Where Ply Rating Comes In
Ply rating is an older system that originated when tire strength was literally measured by how many layers — or plies — of cotton cord were built into the carcass. A 4-ply tire had four layers; an 8-ply had eight.
Modern tires use synthetic materials like polyester, nylon, and steel belts, so a tire doesn't actually have the number of plies its rating suggests. What survives is the rating as a strength classification — especially for light truck (LT) tires.
Today, ply rating maps to load range, which in turn maps to the maximum inflation pressure and load capacity a tire is built to handle:
| Load Range | Ply Rating | Max PSI (typical) |
|---|---|---|
| B | 4-ply | 35 psi |
| C | 6-ply | 50 psi |
| D | 8-ply | 65 psi |
| E | 10-ply | 80 psi |
| F | 12-ply | 95 psi |
You'll see this printed on LT tire sidewalls as "Load Range E" or sometimes "10 PR" (10 ply rating), even though the actual construction doesn't use ten separate layers of material.
Load Index 115 and the Ply Rating Equivalent 🔢
Here's where the two systems intersect — and where the comparison requires some context.
A load index of 115 doesn't map to a single, fixed ply rating. The relationship between load index and ply rating depends on the tire type (passenger vs. light truck), the tire size, and the inflation pressure at which that load capacity is rated.
That said, LT tires with a load index around 115 often fall into the Load Range D or E category — roughly 8-ply to 10-ply equivalent — depending on the size.
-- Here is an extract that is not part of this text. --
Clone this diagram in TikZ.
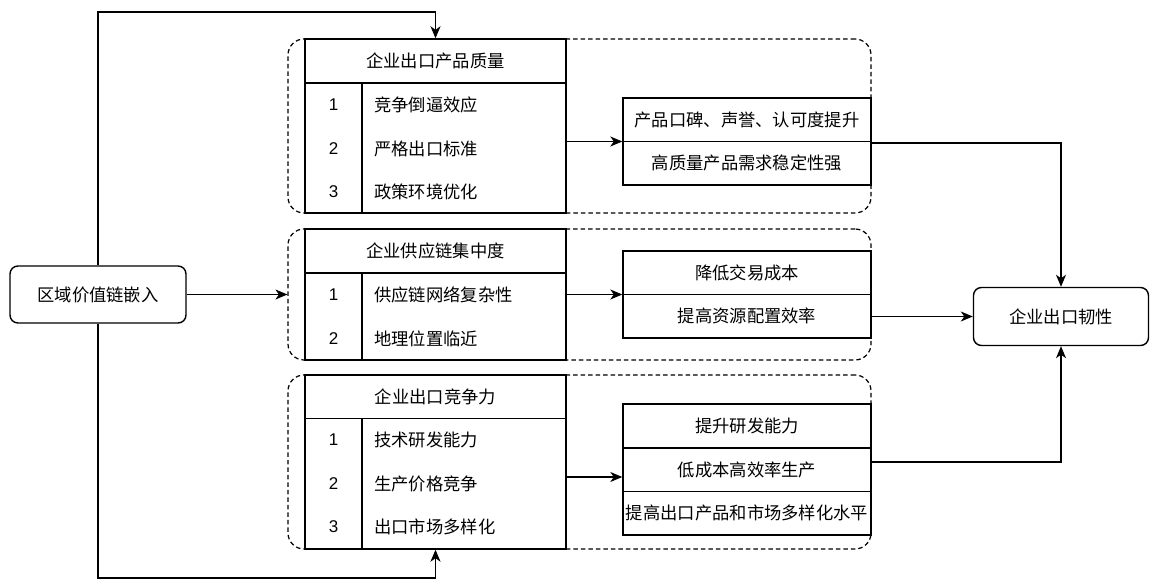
\documentclass[tikz,border=0pt]{standalone}
\usepackage{fontspec}
\setmainfont{Noto Sans CJK SC}
\newfontfamily\numfont{Liberation Sans}
\usetikzlibrary{arrows.meta}
\tikzset{
  box/.style={draw, line width=1.4pt, fill=white, inner sep=0pt},
  rbox/.style={box, rounded corners=8pt},
  grp/.style={draw, line width=1.2pt, dash pattern=on 4.5pt off 3pt, rounded corners=16pt, inner sep=0pt},
  txt/.style={inner sep=0pt, font=\fontsize{17.3}{20}\selectfont},
  num/.style={inner sep=0pt, font=\numfont\fontsize{17}{20}\selectfont},
  ln/.style={line width=1.4pt},
  arr/.style={line width=1.3pt, -{Stealth[length=12pt,width=10pt,inset=3.5pt]}},
}
\begin{document}
\begin{tikzpicture}[x=1pt,y=-1pt]
\useasboundingbox (0,0) rectangle (1152,585);
% dashed groups
\node[grp, minimum width=583pt, minimum height=174pt] (c1) at (579.5,126) {};
\node[grp, minimum width=583pt, minimum height=131pt] (c2) at (579.5,294.5) {};
\node[grp, minimum width=583pt, minimum height=174pt] (c3) at (579.5,462) {};
% left and right nodes
\node[rbox, minimum width=176pt, minimum height=57pt, txt] (src) at (98,294.5) {区域价值链嵌入};
\node[rbox, minimum width=175pt, minimum height=58pt, txt] (res) at (1061,316.5) {企业出口韧性};
% table 1
\node[box, minimum width=261pt, minimum height=174pt] (t1) at (435.5,126) {};
\draw[ln] (305,83) -- (566,83);
\draw[ln] (362,83) -- (362,213);
\node[txt] (t1h) at (435.5,61) {企业出口产品质量};
\node[num] (t1n1) at (333.5,105) {1};
\node[num] (t1n2) at (333.5,148.5) {2};
\node[num] (t1n3) at (333.5,192) {3};
\node[txt, anchor=west] (t1r1) at (374,105) {竞争倒逼效应};
\node[txt, anchor=west] (t1r2) at (374,148.5) {严格出口标准};
\node[txt, anchor=west] (t1r3) at (374,192) {政策环境优化};
% table 2
\node[box, minimum width=261pt, minimum height=131pt] (t2) at (435.5,294.5) {};
\draw[ln] (305,273) -- (566,273);
\draw[ln] (362,273) -- (362,360);
\node[txt] (t2h) at (435.5,251) {企业供应链集中度};
\node[num] (t2n1) at (333.5,295) {1};
\node[num] (t2n2) at (333.5,338.5) {2};
\node[txt, anchor=west] (t2r1) at (374,295) {供应链网络复杂性};
\node[txt, anchor=west] (t2r2) at (374,338.5) {地理位置临近};
% table 3
\node[box, minimum width=261pt, minimum height=174pt] (t3) at (435.5,462) {};
\draw[ln] (305,418.5) -- (566,418.5);
\draw[ln] (362,418.5) -- (362,549);
\node[txt] (t3h) at (435.5,397) {企业出口竞争力};
\node[num] (t3n1) at (333.5,440) {1};
\node[num] (t3n2) at (333.5,483.5) {2};
\node[num] (t3n3) at (333.5,527) {3};
\node[txt, anchor=west] (t3r1) at (374,440) {技术研发能力};
\node[txt, anchor=west] (t3r2) at (374,483.5) {生产价格竞争};
\node[txt, anchor=west] (t3r3) at (374,527) {出口市场多样化};
% result boxes
\node[box, minimum width=248pt, minimum height=87pt] (r1) at (747,141.5) {};
\draw[ln] (623,141.5) -- (871,141.5);
\node[txt] (r1a) at (747,120) {产品口碑、声誉、认可度提升};
\node[txt] (r1b) at (747,163) {高质量产品需求稳定性强};
\node[box, minimum width=248pt, minimum height=87pt] (r2) at (747,294.5) {};
\draw[ln] (623,294.5) -- (871,294.5);
\node[txt] (r2a) at (747,273) {降低交易成本};
\node[txt] (r2b) at (747,316) {提高资源配置效率};
\node[box, minimum width=248pt, minimum height=131pt] (r3) at (747,469.5) {};
\draw[ln] (623,447.8) -- (871,447.8);
\draw[ln] (623,491.2) -- (871,491.2);
\node[txt] (r3a) at (747,426) {提升研发能力};
\node[txt] (r3b) at (747,469.5) {低成本高效率生产};
\node[txt] (r3c) at (747,513) {提高出口产品和市场多样化水平};
% connectors
\coordinate (ltop) at (98,12);
\coordinate (lbot) at (98,578);
\draw[arr] (src.north) -- (ltop) -| (t1.north);
\draw[arr] (src.south) -- (lbot) -| (t3.south);
\draw[arr] (src.east) -- (c2.west);
\draw[arr] (t1.east |- r1.west) -- (r1.west);
\draw[arr] (t2.east) -- (r2.west);
\draw[arr] ([yshift=-7.5pt]t3.east |- r3.west) -- ([yshift=-7.5pt]r3.west);
\draw[arr] ([yshift=-1.5pt]r1.east) -| (res.north);
\draw[arr] (res.west -| r2.east) -- (res.west);
\draw[arr] ([yshift=7.5pt]r3.east) -| (res.south);
\end{tikzpicture}
\end{document}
Larger LT tires can achieve a load index of 115 at lower ply ratings; smaller tires in the same load range may carry higher load indices at the same ply rating.
Passenger (P-metric) tires don't use ply ratings in the same way. A P-metric tire with a load index of 115 is rated for that load at standard inflation pressure and isn't described by ply rating at all.
This is one reason the two systems create confusion: they're not always interchangeable references, even when they describe similar load capacities.
What Variables Shape This in Practice
The relevance of load index 115 and its ply rating equivalent depends on several factors specific to your vehicle and use case:
- Vehicle type: Pickup trucks and commercial vans are more likely to require LT tires with explicit ply ratings. Passenger cars and crossovers typically use P-metric or Euro-metric sizing where load index alone is sufficient.
- Original equipment spec: Your vehicle's door jamb sticker lists the tire size and load range the manufacturer required. Substituting a tire with a lower load index than specified is a safety concern; going higher is generally acceptable but may affect ride quality.
- Intended use: If you regularly tow, haul heavy cargo, or run a work vehicle, the ply rating (load range) of your LT tires becomes functionally important — not just a spec on paper.
- Inflation pressure: Load index ratings assume the tire is inflated to its rated pressure. Running an underinflated tire — even one with a high load index — reduces its effective load capacity significantly.
- Single vs. dual fitment: On trucks with dual rear wheels, load index calculations work differently. Each tire's individual rating matters because the load is shared between paired tires at different pressures than single-fitment applications.
Why the Distinction Still Matters on Modern Tires 🛻
When shopping for replacement tires, you may encounter both systems side by side. An LT tire might be listed as LT265/70R17 121/118S Load Range E, which tells you the load index for single (121) and dual (118) fitment and the ply rating equivalent (E / 10-ply) — all in one line.
A passenger tire in a similar size might show 265/70R17 115T — no load range, no ply designation, just the load index.
These tires are not direct substitutes, even if the numbers look comparable. LT tires are built to handle higher inflation pressures and different stress cycles than P-metric tires. The load index alone doesn't tell you which construction type you're looking at.
Understanding load index 115 in ply terms is ultimately an exercise in knowing which standard applies to your vehicle's tire requirements — and the answer to that depends entirely on what your vehicle was designed to carry, how you use it, and what the manufacturer specifies.